Well, this morning, I get a MySpace message (I met him on MySpace) from a woman who claims that she's his girlfriend and that he is cheating on her with me and that he cheats regularly. She told me that he is a con man who gets women to fall for his schemes. Needless to say, I was upset...I calmed down and I called him to confront him about it. He said that it wasn't true (as if he'd say anything else if it were). In hindsight, I wish I had investigated more before doing that. Let me tell you why I called him so quickly: ALMOST THE EXACT SAME THING HAPPENED TO ME WITH MY EX!!! Except, it was my ex's wife who called...he said she was his ex-wife who hated him and didn't want him to be happy...I believed him and tried to make it work; however, we broke up shortly after that because I couldn't trust him. So, why is this happening to me again? I'm a good person and I don't deserve to be hurt like this.
Anyway, the guy I'm seeing (or was seeing up until today) said that this woman is his son's mother and she made up this story because he wouldn't give in to the advances she's made on him; he says she's been trying to sleep with him. He didn't want to, so she decided to say all these things (some of the things she said about him are really serious; I won't mention them on here). She basically called him a liar and a cheater. Is it possible that she'd make up this elaborate lie? Do people really do this? She told me that she knows where he is when he isn't with me and that he was with four different women last month. How could she know all this if it wasn't true?

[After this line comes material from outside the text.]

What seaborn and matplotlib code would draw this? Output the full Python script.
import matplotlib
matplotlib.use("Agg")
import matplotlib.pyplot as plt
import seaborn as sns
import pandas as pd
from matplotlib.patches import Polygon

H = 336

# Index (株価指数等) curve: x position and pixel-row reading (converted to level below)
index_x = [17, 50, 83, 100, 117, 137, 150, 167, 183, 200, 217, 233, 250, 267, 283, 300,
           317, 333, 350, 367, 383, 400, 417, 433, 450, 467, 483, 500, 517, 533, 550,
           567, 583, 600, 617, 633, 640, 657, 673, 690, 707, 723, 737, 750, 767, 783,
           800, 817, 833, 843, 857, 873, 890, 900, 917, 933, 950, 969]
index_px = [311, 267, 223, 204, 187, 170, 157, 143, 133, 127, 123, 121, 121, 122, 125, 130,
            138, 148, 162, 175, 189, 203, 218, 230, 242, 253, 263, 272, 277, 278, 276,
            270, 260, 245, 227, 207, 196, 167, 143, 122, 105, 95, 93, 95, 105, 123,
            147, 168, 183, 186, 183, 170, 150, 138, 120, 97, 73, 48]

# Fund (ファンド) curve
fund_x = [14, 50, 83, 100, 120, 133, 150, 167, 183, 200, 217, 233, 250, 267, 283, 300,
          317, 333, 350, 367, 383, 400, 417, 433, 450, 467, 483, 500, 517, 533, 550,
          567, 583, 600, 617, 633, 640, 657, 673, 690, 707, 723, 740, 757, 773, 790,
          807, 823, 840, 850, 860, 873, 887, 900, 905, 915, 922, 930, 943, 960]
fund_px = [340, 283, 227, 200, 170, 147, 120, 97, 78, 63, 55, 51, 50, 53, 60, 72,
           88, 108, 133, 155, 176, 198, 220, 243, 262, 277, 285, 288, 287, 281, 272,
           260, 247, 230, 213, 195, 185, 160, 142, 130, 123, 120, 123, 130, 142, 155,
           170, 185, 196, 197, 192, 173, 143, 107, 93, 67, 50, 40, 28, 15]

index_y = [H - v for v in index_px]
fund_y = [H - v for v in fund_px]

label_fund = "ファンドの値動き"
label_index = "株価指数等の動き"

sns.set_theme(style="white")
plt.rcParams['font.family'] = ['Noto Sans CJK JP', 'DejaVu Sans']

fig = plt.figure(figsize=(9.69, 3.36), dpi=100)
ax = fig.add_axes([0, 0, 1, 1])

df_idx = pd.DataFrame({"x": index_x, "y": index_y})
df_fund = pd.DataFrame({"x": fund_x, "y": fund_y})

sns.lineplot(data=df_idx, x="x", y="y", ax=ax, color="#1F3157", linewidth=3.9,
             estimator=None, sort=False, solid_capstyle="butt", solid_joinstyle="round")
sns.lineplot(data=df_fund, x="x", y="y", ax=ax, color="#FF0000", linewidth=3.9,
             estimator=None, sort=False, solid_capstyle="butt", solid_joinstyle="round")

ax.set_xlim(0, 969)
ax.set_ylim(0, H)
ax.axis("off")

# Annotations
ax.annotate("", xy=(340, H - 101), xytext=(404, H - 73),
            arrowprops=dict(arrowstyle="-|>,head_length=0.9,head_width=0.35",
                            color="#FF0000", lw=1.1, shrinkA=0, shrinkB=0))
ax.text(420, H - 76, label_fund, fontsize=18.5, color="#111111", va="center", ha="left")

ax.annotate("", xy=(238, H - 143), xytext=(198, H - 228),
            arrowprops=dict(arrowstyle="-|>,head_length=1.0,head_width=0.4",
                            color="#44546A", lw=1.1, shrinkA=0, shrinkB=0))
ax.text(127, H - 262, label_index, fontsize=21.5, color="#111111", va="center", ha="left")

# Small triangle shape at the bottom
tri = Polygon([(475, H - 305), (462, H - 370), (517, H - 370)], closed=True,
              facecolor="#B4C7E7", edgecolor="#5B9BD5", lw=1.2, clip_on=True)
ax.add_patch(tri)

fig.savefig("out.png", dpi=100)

Now, I can't stop crying...and I don't know why. I didn't have sex with him...however, I really cared for him. I feel like an idiot because I keep emailing him...what for? Although he denies that what she said is true, he isn't making much effort to try to convince me of it. It's almost like he's indignant with me for questioning it. Has this ever happened to anyone? Have you ever been lied to several times and just when you think you've met someone good, it happens again? This has happened to me four times in the last two years!!! I can't take it anymore!!

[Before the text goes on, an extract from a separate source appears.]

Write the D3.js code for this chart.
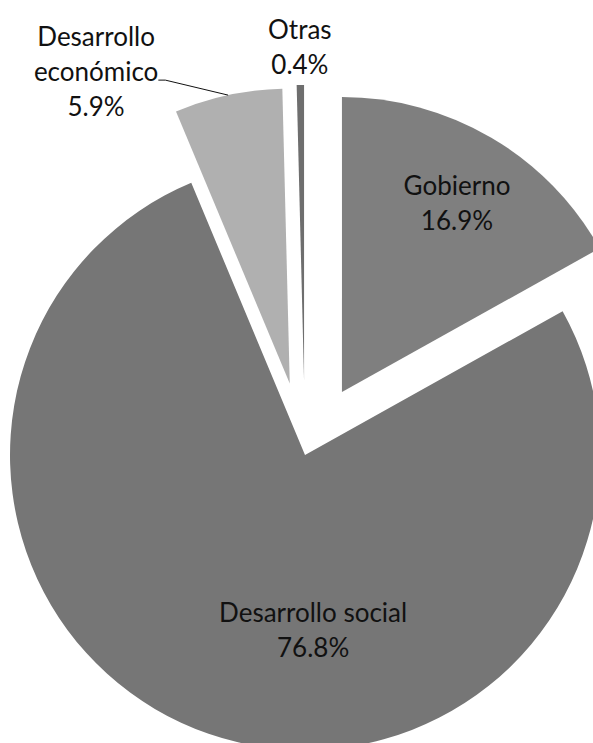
<!DOCTYPE html>
<html lang="es">
  <head>
    <meta charset="UTF-8" />
    <title>Gasto por finalidad</title>
    <style>
      html,
      body {
        margin: 0;
        padding: 0;
        background: #ffffff;
      }
      #my_dataviz {
        width: 593px;
        height: 743px;
        overflow: hidden;
      }
      text {
        font-family: Lato, "Open Sans", sans-serif;
        fill: #111111;
      }
    </style>
  </head>
  <body>
    <div id="my_dataviz"></div>
    <script src="https://cdn.jsdelivr.net/npm/d3@7"></script>
    <script>
      // data
      var categories = ["Gobierno", "Desarrollo social", "Desarrollo económico", "Otras"];
      var values = [16.9, 76.8, 5.9, 0.4];
      var labelLines = [["Gobierno"], ["Desarrollo social"], ["Desarrollo", "económico"], ["Otras"]];

      var width = 593;
      var height = 743;
      var radius = 295;
      var cx = 305;
      var cy = 455;

      var colors = d3
        .scaleOrdinal()
        .domain(categories)
        .range(["#7f7f7f", "#767676", "#b0b0b0", "#6e6e6e"]);

      // how far each slice is pulled out, and where its label sits
      var explode = { "Gobierno": 73, "Desarrollo social": 0, "Desarrollo económico": 73, "Otras": 75 };
      var labelSpot = {
        "Gobierno": { r: 0.77, dx: 0, dy: 6, inside: true },
        "Desarrollo social": { r: 0.59, dx: 65, dy: 10, inside: true },
        "Desarrollo económico": { r: 1.0, dx: -132, dy: -24, inside: false },
        "Otras": { r: 1.13, dx: 0, dy: 0, inside: false },
      };
      var lineGap = 35;

      var data = categories.map(function (c, i) {
        return { name: c, value: values[i], lines: labelLines[i] };
      });

      var svg = d3
        .select("#my_dataviz")
        .append("svg")
        .attr("width", width)
        .attr("height", height)
        .append("g")
        .attr("transform", "translate(" + cx + "," + cy + ")");

      var pie = d3
        .pie()
        .sort(null)
        .value(function (d) {
          return d.value;
        });

      var arc = d3.arc().innerRadius(0).outerRadius(radius);
      var arcs = pie(data);

      function shift(d) {
        var a = (d.startAngle + d.endAngle) / 2;
        var e = explode[d.data.name];
        return [Math.sin(a) * e, -Math.cos(a) * e];
      }

      var slices = svg
        .selectAll(".slice")
        .data(arcs)
        .enter()
        .append("g")
        .attr("class", "slice")
        .attr("transform", function (d) {
          var s = shift(d);
          return "translate(" + s[0] + "," + s[1] + ")";
        });

      slices
        .append("path")
        .attr("d", arc)
        .attr("fill", function (d) {
          return colors(d.data.name);
        });

      // labels: name lines plus the percentage
      slices.each(function (d) {
        var g = d3.select(this);
        var spot = labelSpot[d.data.name];
        var labelArc = d3
          .arc()
          .innerRadius(radius * spot.r)
          .outerRadius(radius * spot.r);
        var c = labelArc.centroid(d);
        var lx = c[0] + spot.dx;
        var ly = c[1] + spot.dy;
        var lines = d.data.lines.concat([d3.format(".1f")(d.data.value) + "%"]);
        var top = ly - ((lines.length - 1) * lineGap) / 2;

        var texts = g
          .selectAll(".lbl")
          .data(lines)
          .enter()
          .append("text")
          .attr("class", "lbl")
          .attr("x", lx)
          .attr("y", function (t, i) {
            return top + i * lineGap;
          })
          .attr("text-anchor", "middle")
          .attr("dominant-baseline", "central")
          .attr("font-size", 26)
          .text(function (t) {
            return t;
          });

        // leader line for the económico label
        if (d.data.name === "Desarrollo económico") {
          var edge = arc.centroid(d);
          var a = (d.startAngle + d.endAngle) / 2;
          var ex = Math.sin(a) * radius;
          var ey = -Math.cos(a) * radius;
          var box = texts.nodes()[1].getBBox();
          var knee = [box.x + box.width + 7, box.y + box.height - 7];
          g.append("polyline")
            .attr("points", [[box.x + box.width, knee[1]], knee, [ex, ey]].join(" "))
            .attr("fill", "none")
            .attr("stroke", "#111111")
            .attr("stroke-width", 1);
        }
      });
    </script>
  </body>
</html>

What do I do to get over this?

Avatar for northwestwanderer
iVillage Member
Registered: 03-26-2003
In reply to: mali2579
Sun, 12-03-2006 - 9:54pm

Of course it's possible that she made all or some of it up. Anything's possible...people do some really weird things (and of course the obvious question is, if she knows all this bad stuff about him, why is she with him?). But given that he's not trying very hard to convince you that the things she said aren't true and is annoyed with you for asking questions about it, I'd definitely be wondering what the truth was.

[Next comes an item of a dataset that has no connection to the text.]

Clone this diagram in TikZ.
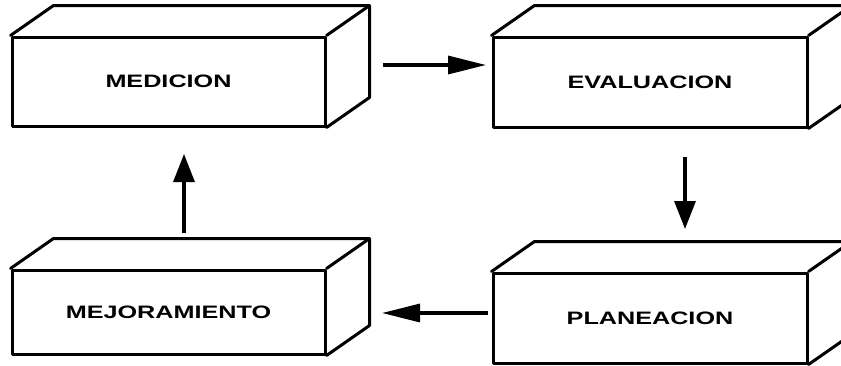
\documentclass[tikz,border=0pt]{standalone}
\usepackage{fontspec}
\setmainfont{Liberation Sans}
\usetikzlibrary{calc,arrows.meta}

% front face of a slab; the top and right faces are added by \slabfaces
\tikzset{
  slab/.style={draw, line width=3pt, line join=round, inner sep=0pt,
    font=\fontsize{18}{18}\selectfont\bfseries},
  slabline/.style={line width=3pt, line join=round, line cap=round},
  hflow/.style={line width=3.2pt, -{Triangle[length=38pt,width=18pt]}},
  vflow/.style={line width=3.2pt, -{Triangle[length=28pt,width=21pt]}}
}
\newcommand\slabfaces[1]{%
  \draw[slabline] (#1.north west) -- ++(43,-30) -| ($(#1.south east)+(43,-30)$) -- (#1.south east);
  \draw[slabline] (#1.north east) -- ++(43,-30);}
\newcommand\wide[1]{\scalebox{1.4}[1]{#1}}

\begin{document}
\begin{tikzpicture}[x=1pt,y=-1pt]
  \clip (0,0) rectangle (841,365);
  \fill[white] (0,0) rectangle (841,365);

  \node[slab, minimum width=313pt, minimum height=89pt] (med) at (168.5,81.5) {\wide{MEDICION}};
  \node[slab, minimum width=314pt, minimum height=90pt] (eva) at (650,82) {\wide{EVALUACION}};
  \node[slab, minimum width=313pt, minimum height=84pt] (mej) at (168.5,312) {\wide{MEJORAMIENTO}};
  \node[slab, minimum width=314pt, minimum height=90pt] (pla) at (650,318) {\wide{PLANEACION}};

  \slabfaces{med}
  \slabfaces{eva}
  \slabfaces{mej}
  \slabfaces{pla}

  % connector end points between the slabs
  \coordinate (a1) at (383,65);  \coordinate (a2) at (486,65);
  \coordinate (b1) at (685,157); \coordinate (b2) at (685,229);
  \coordinate (c1) at (488,313); \coordinate (c2) at (382,313);
  \coordinate (d1) at (184,233); \coordinate (d2) at (184,154);

  \draw[hflow] (a1) -- (a2);
  \draw[vflow] (b1) -- (b2);
  \draw[hflow] (c1) -- (c2);
  \draw[vflow] (d1) -- (d2);
\end{tikzpicture}
\end{document}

And yes, I've had the bad fortune to be involved with two liars in a row...it definitely does a number on you. That's why I'm extra cautious now to not get involved with people who lie in their profile or with people who are not consistent with their words and actions. But if someone is a really good liar, it can be hard to protect yourself, even if you're cautious.

A couple books I found helpful in the aftermath of dealing with the liars I was involved in are "When Your Lover is a Liar" by Susan Forward and "101 Lies Men Tell Women" by Dory Hollander.